There are a lot of myths about new cars being passed around that range from the mundane to those that stand out as simply ridiculous. The majority of these are harmless though, yet there are some that can cost you time and money in the long run.
In this article, we’ll take a look at some of the common misconceptions that people have when buying a car and clarify them for you.
1. Buy Today or Say Goodbye to the Deal
Unless the car you’re looking at is truly in limited supply or is on sale for a really good price, the odds are that you may still get the same deal a week later or even after a month. This may take a different form such as having a low-interest rate compared to a rebate, yet the total amount they’ll be asking for the car will still be roughly similar.
It’s important to keep in mind that you’re getting a car you want at a price that’s good for you. If you’re not going to get it, just walk away and find another dealer that can give you want you’re looking for.
2. Never, Ever Finance at the Dealership
As opposed to what’s often said, many dealerships today actually have agreements with local credit unions. This means that the buyer can actually get similar rated deals whether they get it from a financing agency or directly at the dealer.
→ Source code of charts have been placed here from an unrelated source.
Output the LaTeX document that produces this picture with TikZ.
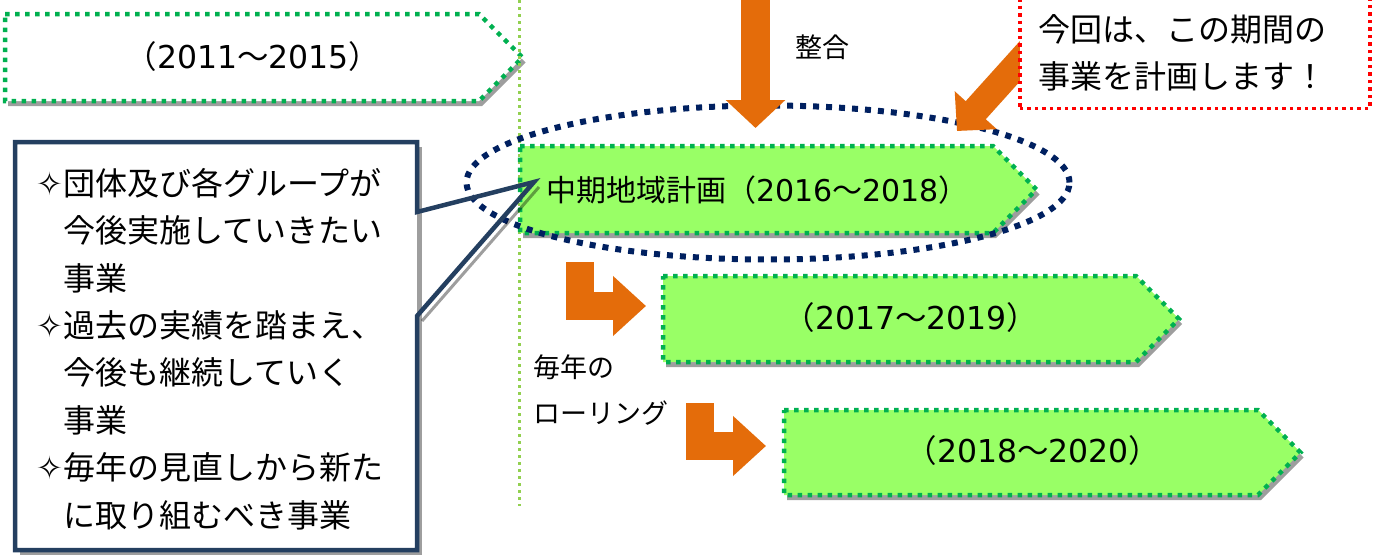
\documentclass[tikz,border=0pt]{standalone}
\usepackage{fontspec}
\setmainfont{Noto Sans CJK JP}
\newfontfamily\djv{DejaVu Sans}
\usetikzlibrary{shapes.geometric,arrows.meta}
\definecolor{orng}{HTML}{E46C0A}
\definecolor{gfill}{HTML}{99FF66}
\definecolor{gdot}{HTML}{00B050}
\definecolor{lgreen}{HTML}{92D050}
\definecolor{navy}{HTML}{002060}
\definecolor{cnavy}{HTML}{243F60}
\definecolor{rred}{HTML}{FF0000}
\newcommand\mystar{{\djv ✧}}
\newcommand\yrs[2]{（{\djv #1}～{\djv #2}）}
\tikzset{
  pshadow/.style={fill=black,opacity=0.38},
  pborder/.style={draw=gdot,line width=4.5pt,dash pattern=on 4.5pt off 5.5pt},
  vline/.style={draw=lgreen,line width=3pt,dash pattern=on 3pt off 4pt},
  ell/.style={ellipse,draw=navy,line width=6pt,dash pattern=on 6pt off 7pt,minimum width=603pt,minimum height=154pt,inner sep=0pt},
  oarrow/.style={draw=orng,line width=#1,line join=miter},
  oarrow/.default=28pt,
  callout/.style={draw=cnavy,line width=4.5pt,line join=miter},
  redbox/.style={draw=rred,fill=white,line width=3.5pt,dash pattern=on 3.5pt off 4pt,minimum width=350pt,minimum height=140pt,inner sep=0pt},
  yr/.style={font=\fontsize{30}{36}\selectfont,inner sep=0pt},
  yrb/.style={font=\fontsize{31.5}{36}\selectfont,inner sep=0pt},
  lbl/.style={font=\fontsize{27}{46}\selectfont,inner sep=0pt},
  ctext/.style={font=\fontsize{32}{47.4}\selectfont,inner sep=0pt},
  rtext/.style={font=\fontsize{32}{47}\selectfont,inner sep=0pt},
}
\newcommand\pentagon[5]{%
  \fill[pshadow] ({#2+3},{#3+5}) -- ({#4+3},{#3+5}) -- ({#4+3+(#5-#3)/2},{(#3+#5)/2+5}) -- ({#4+3},{#5+5}) -- ({#2+3},{#5+5}) -- cycle;
  \draw[pborder,fill=#1] (#2,#3) -- (#4,#3) -- ({#4+(#5-#3)/2},{(#3+#5)/2}) -- (#4,#5) -- (#2,#5) -- cycle;
}
\begin{document}
\begin{tikzpicture}[x=1pt,y=-1pt]
\useasboundingbox (0,0) rectangle (1378,554);
\clip (0,0) rectangle (1378,554);
\fill[white] (0,0) rectangle (1378,554);
% top-left pentagon
\pentagon{white}{5}{14}{479}{101}
% vertical dotted line
\coordinate (vtop) at (519,0);
\coordinate (vbot) at (519,506);
\draw[vline] (vtop) -- (vbot);
% green pentagons
\pentagon{gfill}{520}{146}{993}{233}
\pentagon{gfill}{663}{276}{1136}{362}
\pentagon{gfill}{784}{410}{1258}{495}
% ellipse
\node[ell] (focus) at (768,182.5) {};
% orange arrows
\coordinate (ts) at (755.5,-2);
\coordinate (te) at (755.5,128);
\draw[oarrow=29pt,-{Triangle[length=28pt,width=58pt]}] (ts) -- (te);
\coordinate (b1s) at (579.5,262);
\coordinate (b1e) at (646,306);
\draw[oarrow=28pt,-{Triangle[length=33pt,width=58pt]}] (b1s) |- (b1e);
\coordinate (b2s) at (699.5,403);
\coordinate (b2e) at (766,446);
\draw[oarrow=28pt,-{Triangle[length=33pt,width=58pt]}] (b2s) |- (b2e);
\coordinate (ds) at (1030,50);
\coordinate (de) at (957,131);
\draw[oarrow=27pt,-{Triangle[length=28pt,width=55pt]}] (ds) -- (de);
% red box
\node[redbox,anchor=south west] (rb) at (1018,110) {};
\node[rtext,anchor=west,align=left] (rt) at (1038,53) {今回は、この期間の\\事業を計画します！};
% callout
\fill[pshadow] (20,147) rectangle (422,560);
\draw[pshadow,draw=black,fill=none,line width=3pt] (539,187) -- (422,321);
\fill[white] (15,142) rectangle (417,550);
\draw[callout] (417,212) -- (534,182) -- (417,316) -- (417,550) -- (15,550) -- (15,142) -- (417,142) -- cycle;
\node[ctext,anchor=west,align=left] (ct) at (36,349) {\mystar 団体及び各グループが\\\phantom{\mystar}今後実施していきたい\\\phantom{\mystar}事業\\\mystar 過去の実績を踏まえ、\\\phantom{\mystar}今後も継続していく\\\phantom{\mystar}事業\\\mystar 毎年の見直しから新た\\\phantom{\mystar}に取り組むべき事業};
% labels
\node[yrb] (y1) at (253,57) {\yrs{2011}{2015}};
\node[yr,anchor=west] (y2) at (546,190) {中期地域計画\yrs{2016}{2018}};
\node[yrb] (y3) at (911,318) {\yrs{2017}{2019}};
\node[yrb] (y4) at (1033,451) {\yrs{2018}{2020}};
\node[lbl] (seigo) at (822,47) {整合};
\node[lbl,anchor=west,align=left] (roll) at (533,390) {毎年の\\ローリング};
\end{tikzpicture}
\end{document}
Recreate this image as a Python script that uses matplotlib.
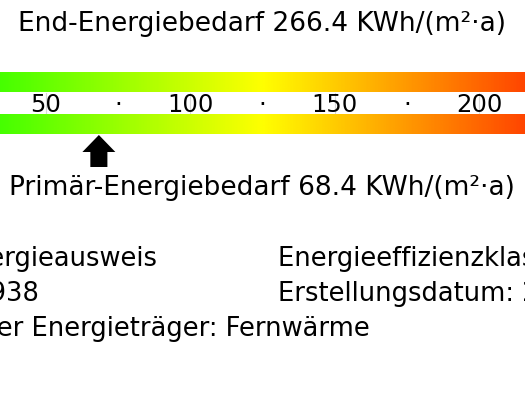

Choosing to have your dealership finance can, in fact, save you time, money and effort in the end. There are also times wherein the rate may even be better!
3. The Internet is the Best Place to Get a Good Deal on a New Car
There are plenty of dealerships and brokers on the Web right now who sell your browsing data to auto dealers at a pre-set rate for the vehicle you want. Let’s assume that the dealership actually has the car you want in stock. The usual case here is that you’ll often end up paying for the price of the vehicle only. Other products such as the trade-in price, finance interest rate and even extended warranties still have to be negotiated.
You can still use the Internet to get yourself educated on what you should expect to pay. However, don’t think that this is going to be the full deal.
4. Special Ordering Your Vehicle Will Cost You More Money
For many models, you can, in fact, save more money if you choose to special order. This is especially true for European vehicles which allows customisation in numerous ways.
If waiting a few weeks isn’t that big of a deal for you, special ordering a new car could be a more suitable choice for you. It can also give you the exact choice that you want.
5. You Have to Get Your Car Serviced at the Dealership You Bought it From
There is a big percentage of cars that come in to get serviced at a dealership which wasn’t bought there originally, and it continues to happen. These dealers make a ton of money for just servicing cars alone and so they want to get their hands on as many as they can. There’s really no good reason why you should choose a mechanic closer to you and is more ideal for your needs than going to a dealership far away.
You can buy your car wherever would be most beneficial to you. Don’t limit yourself on this misconception as you can get your vehicle serviced wherever you want.
6. You Can Out-Negotiate or Trick the Dealership Into Giving You a Better Deal
There are hundreds of transactions being negotiated by these car dealerships every month. People only buy a new vehicle every few years or so. Even if you believe that you’re a smart negotiator, dealerships are going to have more data and will be the one in control throughout their transaction with you.
What you can do instead is to do your research beforehand so you can at least know whether you’re getting a good deal or being overpriced by the dealer you’re talking to.
7. New Vehicles Face a Depreciation of Fifty Percent the Moment You Leave the Dealership
Any car, whether new or old, will eventually face depreciation from being used. Half of its price range, however, is simply a stretch but it is still true that the resale value of a car drops off as soon as you leave with it. That’s why it’s important to consider how long you wish to keep the vehicle together with its total ownership cost. If you’re planning to use the car for more than 10 years, then depreciation isn’t of concern for you.
8. Paying in Cash Lets You Buy the Car at a Cheaper Rate
This myth about new cars isn’t true all the time. Although advantageous, paying in cash will only work during certain scenarios such as when the dealership offers incentives for cash payments. Many auto dealers are being incentivised by banks in financing new cars and may even decide to lower interest rates for a buyer to improve their profits for the transaction. This goes to show that dealers benefit more when you decide to finance or lease the car.
As a result, they will also be less likely to give you a discount if you choose to pay with cash.
9. Dealers Will More Likely Take You Seriously If You Tell Them You’re Paying in Cash
Most dealerships are already used to this tactic and won’t likely fall for it. Just like what was mentioned above, you shouldn’t assume that they’ll give you a better deal by stating you plan to pay in cash. In fact, they may choose another client that decides to get financing from them because it gives them more incentives in the long run.
10. Wait Until the Last Minute to Tell Them You Have a Trade-In
Again, dealerships have probably seen all the tricks buyers pull on them and this isn’t something new. This will only add more hours wasted at the dealerships since the trade-in evaluation isn’t going to begin until the rest of the deal has been set. Furthermore, it won’t likely change a thing in the final amount anyway.
What you can do instead is to do your research ahead of time, so you’ll know if you’re getting good value for your trade-in.